I've spent the morning at the office trying to figure out why this year's edition of the Chase for the NASCAR Sprint Cup hasn't had more buzz and I can only come up with one reason: Not enough noise out of Tony Stewart.
Stewart roared into the Chase like the Old Tony, aggressive, outspoken and willing to mix it up with anyone who got in his way. Instead of sponsor logos, he should have had "DGAF: Not one to give," embroidered on the front of his Stewart-Haas Racing polo shirts.
Go back just a couple of weeks to the final race of the NASCAR Sprint Cup Series regular season at Richmond, when Stewart got into it with friend and former teammate Ryan Newman.
After contact between the two, Stewart stuffed Newman into the wall at Richmond, eliciting a sharply worded response from Newman, who had several pointed and derogatory things to say about Stewart.
According to Stewart, though, Newman ran into him three times first. "I'm alright with getting run into once or twice," said Stewart. "But the third time is a charm, and that's when I had enough of it and that's when I run him down the backstretch. And I wrecked myself doing it. It wasn't like I wrecked him and didn't wreck myself."
As for Newman's comments, Stewart added, "I'm not really sure I'm going to lose a lot of sleep over his opinion tonight."
That was classic Old Tony, the vintage, don't-give-a-damn attitude from way back. For whatever you might thing of Stewart, over the years, he's never been shy about admitting what he did on the track.
Five days later at the Chase Media Day in Chicago, Stewart insisted he had moved past the conflict with Newman and lectured reporters for making too big a deal of it.
"I hope you guys are creative enough to get by this and actually pay attention to what's going to happen the next 10 weeks," Stewart said. "I mean, if you think that's going to be a storyline for 10 weeks, then you're going to miss a lot because you're going to be wasting your time on something that's not even relevant."
That, too, was vintage Tony.
In this, his final season of full-time NASCAR Sprint Cup racing, it looked as if Stewart might make the kind of heroic title run he did five years ago. In that season, Stewart was winless with only three top-five finishes in 26 starts in the Cup regular season, but made an incredible run at the end of the year, winning five of the last 10 races to win his third title.
But while his off-track persona seems to have come full circle this year, so far, Stewart's Chase results have been dismal -- 16th at Chicagoland and 23rd at New Hampshire.

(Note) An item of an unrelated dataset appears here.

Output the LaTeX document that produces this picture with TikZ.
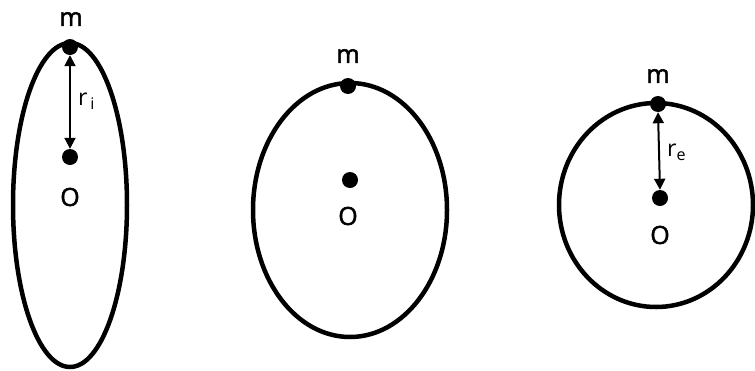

And heading into the first elimination race of the Chase, Stewart is ranked 15th of 16 drivers, 11 points out of 12th place. To advance to Round 2 of the Chase, Stewart will either need to win at Dover International Speedway on Sunday or post a top five and hope a couple of drivers ahead of him have serious problems.
Given that Stewart hasn't finished better than 16th in the last six races, that could be a tall order.
But if he can do it, it would give the Chase a much-needed shot of adrenaline. And his competitors know he's still dangerous.
"He's always been feisty," six-time Sprint Cup champion Jimmie Johnson said of Stewart. "There's been more speed in his car, which has been good to see. That's led to some more feistiness, I guess."
When you're dealing with Stewart, Johnson said, it's never over until it's over.
"He can do it," Johnson said when asked if Stewart can mount another title run. "We watched him win half the races in one Chase and become the champion. After that I learned not to count him out."